Regulations

Chlorinated paraffin manufacturers sign consent orders with U.S. EPA

Chlorinated paraffin manufacturers sign consent orders with U.S. EPA

Members of the Chlorinated Paraffins Industry Association (CPIA) — Dover Chemical, Inovyn and Qualice LLC — have signed consent orders (CO) with the U.S. Environmental Protection Agency (EPA) that approve all outstanding chlorinated paraffin (CP) premanufacture notices (PMNs) and allow these companies to either continue or initiate manufacture and import on a wide range of CP substances, including medium-chain CPs (MCCPs), long-chain CPs (LCCPs) and very long-chain CPs (vLCCPs).

CPIA was formed in the late 1970’s to address the TSCA (Toxic Substances Control Act) Interagency Testing Committee’s recommendations for testing chlorinated paraffin.

Notices of Commencement (NOCs) are now being submitted to the EPA for these substances which will trigger EPA to add these substances to the TSCA Inventory. A notice will be published in the Federal Register soon.

EPA will also be issuing a Significant New Use Rule (SNUR) soon that applies the CO requirements to any manufacturer or importer of these substances who are not signatories to the consent order.

The CO and SNUR will require manufacturers and importers of these substances to conduct a series of triggered environmental fate and aquatic toxicity studies over the next five years. It also limits the use of CPs to “a flame retardant and plasticizer in PVC and polymers; a flame retardant, plasticizer and lubricant in adhesives, caulks, sealants, and coatings; an additive in lubricants including metalworking fluids; a flame retardant and plasticizer in rubber; a flame retardant and waterproofer to textiles.”

The organisation said it believes that these uses cover all current existing applications of these CP substances.

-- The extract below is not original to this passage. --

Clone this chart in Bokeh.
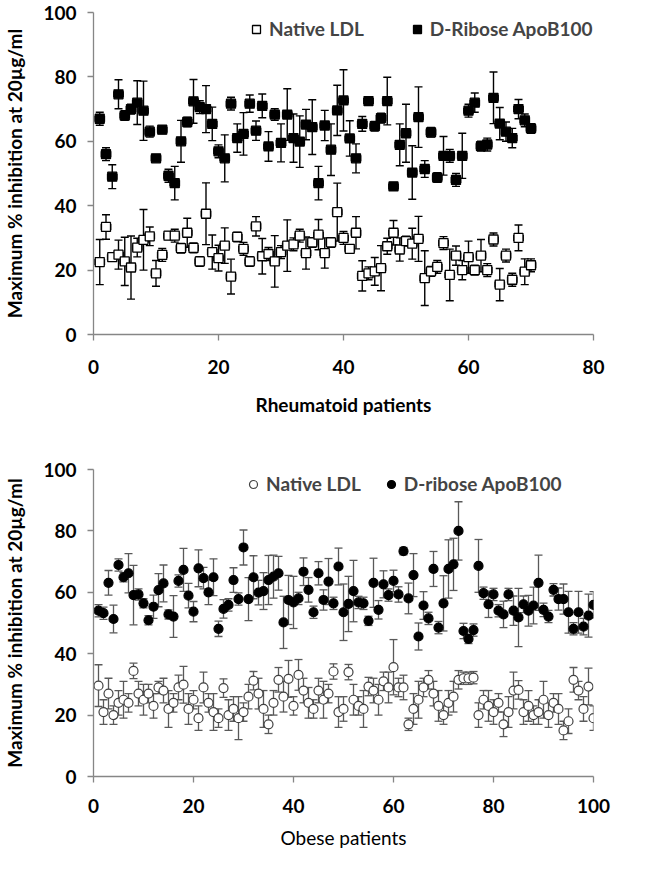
from bokeh.plotting import figure
from bokeh.models import Whisker, TeeHead, ColumnDataSource, Legend, LegendItem, FixedTicker, Range1d
from bokeh.layouts import column
from bokeh.embed import file_html
from bokeh.resources import INLINE

FONT = "Lato"
FS = "19px"

# ---------------- Rheumatoid patients (top panel) ----------------
ra_native = [22.5, 33.4, 24, 24.8, 22.7, 20.8, 27, 29.4, 30.5, 19, 24.7, 30.7, 30.7, 26.8, 31.6,
             26.9, 22.7, 37.5, 25.6, 23.7, 27.6, 18, 30.3, 26.6, 22.7, 33.6, 24.3, 25, 22.7, 25.6,
             27.6, 28, 30.7, 25.3, 28.6, 31, 25.3, 28.6, 38, 30, 26.6, 31.6, 18.2, 19, 19.6,
             20.6, 27.4, 31.6, 26.4, 29, 28.2, 29.7, 17.5, 19.6, 21, 28.4, 18.5, 24.5, 20, 24,
             20, 24.5, 20, 29.5, 15.5, 24.5, 17, 30, 19.5, 21.5]
ra_native_err = [7, 3.8, 1.2, 4.5, 7.5, 9.8, 2.9, 9.4, 2.9, 4, 2, 1.2, 2, 1.5, 4.5,
                 1.5, 1.5, 9.6, 5.3, 4, 5.5, 5.4, 1.5, 2, 1.5, 3, 5.5, 2, 8, 2,
                 8, 2, 2, 5, 1.5, 4.7, 4.7, 1.5, 9, 2, 1.2, 5, 4.7, 2, 4.3,
                 7, 2.5, 3.8, 3.6, 1.5, 4.8, 7, 8.5, 1.5, 2, 2, 8, 3, 3, 5,
                 1.5, 5, 2, 2, 5, 2, 2, 4, 4, 2]
ra_ribose = [67, 56, 49, 74.6, 68, 70, 72, 69.5, 63, 54.7, 63.6, 49.3, 47, 60, 66,
             72.4, 70.6, 70, 65.4, 56.9, 54.7, 71.7, 61, 62.3, 71.7, 63.3, 71, 58.4, 68.3, 59.5,
             68.3, 61, 59.9, 65.2, 64.4, 47, 64.9, 57.4, 69.6, 72.7, 60.9, 54.7, 65.4, 72.5, 64.7,
             67.2, 72.5, 46, 58.9, 62.5, 50.3, 67.5, 51.4, 62.8, 48.75, 55.5, 55.5, 48, 55.5, 69.5,
             72, 58.5, 59, 73.5, 65.5, 63, 61, 70, 66.5, 64]
ra_ribose_err = [2, 2, 3.7, 4.5, 1.5, 1.5, 6.8, 9.2, 1.7, 1, 1.2, 2, 5.2, 6.5, 1.5,
                 6.8, 2, 7.3, 5.2, 2, 7.3, 2, 4.4, 6.6, 2.7, 3, 3.7, 4.6, 1.8, 5.9,
                 8, 7.5, 8, 4.7, 8.5, 5.2, 4.7, 8, 7.8, 9.5, 5.5, 4.5, 2.3, 1.2, 1.5,
                 1.5, 7.4, 1.2, 6.5, 9, 8.3, 9.4, 2.6, 1.5, 1.5, 6, 2, 2, 7, 2,
                 3, 1.5, 2, 8, 5, 3, 3, 3, 2, 1.5]
ra_patients = list(range(1, len(ra_native) + 1))

# ---------------- Obese patients (bottom panel) ----------------
ob_native = [29.6, 21, 27, 20, 24, 25, 24, 34.4, 27, 25, 27, 23, 29, 28, 22,
             24, 29, 29.9, 22, 25, 19, 29, 24, 21, 19, 28.8, 20, 22, 19, 21,
             26, 31.2, 27, 22, 17, 24, 31.5, 26, 31.8, 23, 33.1, 28, 24, 22, 28,
             25, 27, 34.2, 21, 22, 34, 25, 23, 22, 29.3, 28, 25, 31, 29, 35.6,
             29, 29, 17, 22, 25, 29, 31.5, 27, 23, 20, 24, 26, 31.5, 32, 32,
             32.2, 20, 25, 23, 21, 24, 17, 21, 28, 28.2, 21, 23, 20, 21, 25,
             20, 24, 22, 15, 18, 31.5, 28, 22, 29.3, 19]
ob_native_err = [6.8, 4, 5, 3, 4, 6, 3, 2.5, 4, 5, 3, 4, 2, 4, 6,
                 3, 4, 6, 5, 3, 4, 5, 3, 6, 3, 3, 5, 4, 7, 3,
                 4, 3, 5, 6, 3, 4, 4, 5, 6, 3, 5, 4, 5, 3, 4,
                 6, 3, 2.5, 5, 4, 2.5, 5, 3, 6, 3, 4, 5, 3, 5, 9,
                 3, 4, 2, 5, 6, 3, 3, 4, 5, 3, 4, 5, 3, 2, 2,
                 2, 4, 3, 5, 4, 3, 4, 5, 6, 3, 4, 5, 3, 4, 6,
                 4, 3, 5, 3, 4, 4, 3, 4, 6, 4]
ob_ribose = [54, 53.2, 63.1, 51.3, 68.9, 64.9, 66.2, 59.1, 59.3, 56.4, 50.9, 55.3, 60.7, 62.9, 52.8,
             52.1, 63.7, 67.3, 58.9, 53.7, 67.8, 64.6, 60, 64.9, 48.1, 54.6, 55.9, 64, 57.8, 74.6,
             57.8, 64.9, 59.9, 60.4, 64, 65.1, 66.2, 50.2, 57.5, 56.7, 58, 66.7, 60.8, 53.5, 66.2,
             57.5, 63.5, 56.4, 68.4, 53.5, 56.2, 60.4, 56.7, 56.4, 50.7, 63.1, 54.3, 62.6, 59.1, 63.7,
             59.3, 73.4, 58, 65.6, 45.6, 55.7, 51.5, 67.6, 48.5, 56.4, 67.6, 69.1, 80, 47.4, 44.8,
             47.7, 68.6, 59.7, 56.1, 59.3, 54, 52.8, 59.3, 54, 51.8, 56.1, 54, 55.7, 63.1, 54.3,
             52.1, 60.8, 57.8, 57.8, 53.5, 48.1, 53.5, 48.8, 52.4, 55.9]
ob_ribose_err = [2, 2, 4, 4.5, 2, 1.5, 6.4, 9.7, 1.8, 1.5, 1.5, 3.8, 5.4, 6, 1.5,
                 6.8, 2, 7, 4, 3.3, 6, 3.5, 4, 6, 2.5, 3, 2, 4, 2, 5.7,
                 7, 7, 4, 6, 8, 7, 5.5, 8.5, 8, 8.5, 2, 4.5, 4, 2, 3.8,
                 3.3, 7.5, 2, 6, 9.2, 9, 10, 2, 2, 1.5, 8, 3, 4.4, 2, 3.5,
                 2.5, 1.2, 5, 7, 4.4, 4.5, 2, 5.7, 2, 9, 9.5, 8.5, 9.5, 2.5, 1.5,
                 2, 8.6, 2, 4.3, 2, 2, 4.3, 2, 4.8, 9.5, 2.7, 5, 6, 9, 2.2,
                 2, 2, 3.6, 4.9, 6.8, 2, 6.8, 2.7, 7, 4.3]
ob_patients = list(range(1, len(ob_native) + 1))

y_ticks = [0, 20, 40, 60, 80, 100]
ra_x_ticks = [0, 20, 40, 60, 80]
ob_x_ticks = [0, 20, 40, 60, 80, 100]
y_title = "Maximum % inhibition at 20µg/ml"

AXIS_GREY = "#868686"


def make_source(xs, ys, errs, hw):
    return ColumnDataSource(dict(
        x=xs, y=ys,
        lo=[v - e for v, e in zip(ys, errs)],
        hi=[v + e for v, e in zip(ys, errs)],
        xl=[x - hw for x in xs],
        xr=[x + hw for x in xs],
    ))


def style(p, xticks, xlabel, x_bold, xstand, xtstand):
    p.xgrid.visible = False
    p.ygrid.visible = False
    p.outline_line_color = None
    p.background_fill_color = "white"
    for ax in (p.xaxis[0], p.yaxis[0]):
        ax.axis_line_color = AXIS_GREY
        ax.axis_line_width = 1.3
        ax.major_tick_line_color = AXIS_GREY
        ax.major_tick_line_width = 1.3
        ax.major_tick_out = 6
        ax.major_tick_in = 0
        ax.minor_tick_line_color = None
        ax.major_label_text_font = FONT
        ax.major_label_text_font_size = FS
        ax.major_label_text_font_style = "bold"
        ax.major_label_text_color = "black"
        ax.axis_label_text_font = FONT
        ax.axis_label_text_font_size = FS
        ax.axis_label_text_color = "black"
    p.xaxis[0].ticker = FixedTicker(ticks=xticks)
    p.yaxis[0].ticker = FixedTicker(ticks=y_ticks)
    p.xaxis[0].axis_label = xlabel
    p.yaxis[0].axis_label = y_title
    p.xaxis[0].axis_label_text_font_style = "bold" if x_bold else "normal"
    p.yaxis[0].axis_label_text_font_style = "bold"
    p.xaxis[0].major_label_standoff = xstand
    p.xaxis[0].axis_label_standoff = xtstand
    p.yaxis[0].major_label_standoff = 11
    p.yaxis[0].axis_label_standoff = 14


def add_errors(p, src, color, width, hbars):
    p.add_layout(Whisker(source=src, base="x", lower="lo", upper="hi", dimension="height",
                         line_color=color, line_width=width, level="underlay",
                         upper_head=TeeHead(size=8, line_color=color, line_width=width),
                         lower_head=TeeHead(size=8, line_color=color, line_width=width)))
    if hbars:
        p.add_layout(Whisker(source=src, base="y", lower="xl", upper="xr", dimension="width",
                             line_color=color, line_width=width, level="underlay",
                             upper_head=TeeHead(size=6, line_color=color, line_width=width),
                             lower_head=TeeHead(size=6, line_color=color, line_width=width)))


# ---------------- top figure ----------------
p1 = figure(width=630, height=430, output_backend="svg", toolbar_location=None,
            x_range=Range1d(0, 80), y_range=Range1d(0, 100),
            min_border_left=92, min_border_right=5, min_border_top=12, min_border_bottom=96)
style(p1, ra_x_ticks, "Rheumatoid patients", True, 19, 16)

s1n = make_source(ra_patients, ra_native, ra_native_err, 0.75)
s1r = make_source(ra_patients, ra_ribose, ra_ribose_err, 0.75)
add_errors(p1, s1n, "black", 1.4, True)
add_errors(p1, s1r, "black", 1.4, True)
r1n = p1.scatter("x", "y", source=s1n, marker="square", size=9, fill_color="white",
                 line_color="black", line_width=1.3)
r1r = p1.scatter("x", "y", source=s1r, marker="square", size=9, fill_color="black",
                 line_color="black", line_width=1.3)

leg1 = Legend(items=[LegendItem(label="Native LDL", renderers=[r1n]),
                     LegendItem(label="D-Ribose ApoB100", renderers=[r1r])],
              orientation="horizontal", location=(153, 294),
              border_line_color=None, background_fill_alpha=0, padding=0, margin=0,
              spacing=43, label_standoff=3, glyph_width=20, glyph_height=20,
              label_text_font=FONT, label_text_font_size=FS, label_text_font_style="bold")
p1.add_layout(leg1)

# ---------------- bottom figure ----------------
p2 = figure(width=630, height=425, output_backend="svg", toolbar_location=None,
            x_range=Range1d(0, 100), y_range=Range1d(0, 100),
            min_border_left=89, min_border_right=37, min_border_top=39, min_border_bottom=79)
style(p2, ob_x_ticks, "Obese patients", False, 16, 10)

s2n = make_source(ob_patients, ob_native, ob_native_err, 0.6)
s2r = make_source(ob_patients, ob_ribose, ob_ribose_err, 0.6)
add_errors(p2, s2n, "#595959", 1.3, False)
add_errors(p2, s2r, "#595959", 1.3, False)
r2n = p2.scatter("x", "y", source=s2n, marker="circle", size=9, fill_color="white",
                 line_color="#404040", line_width=1.2)
r2r = p2.scatter("x", "y", source=s2r, marker="circle", size=9, fill_color="black",
                 line_color="black", line_width=1.2)

leg2 = Legend(items=[LegendItem(label="Native LDL", renderers=[r2n]),
                     LegendItem(label="D-ribose ApoB100", renderers=[r2r])],
              orientation="horizontal", location=(150, 281),
              border_line_color=None, background_fill_alpha=0, padding=0, margin=0,
              spacing=20, label_standoff=3, glyph_width=20, glyph_height=20,
              label_text_font=FONT, label_text_font_size=FS, label_text_font_style="bold")
p2.add_layout(leg2)

layout = column(p1, p2, spacing=0)
open("out.html", "w").write(file_html(layout, INLINE))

The consent order requires suppliers to get prior written acknowledgment from customers concerning the export notification requirements under TSCA Section 12(b). While the TSCA 12(b) export notification requirements apply only to companies that export a substance outside the United States, EPA is now adding this acknowledgment requirement to all customers of substances subject to consent orders.

This prior acknowledgment will sunset 75 days after the final SNUR is issued.

CPIA is now in the preliminary stages of developing a testing program to address the EPA’s requirements and will be working to complete this testing program within five years.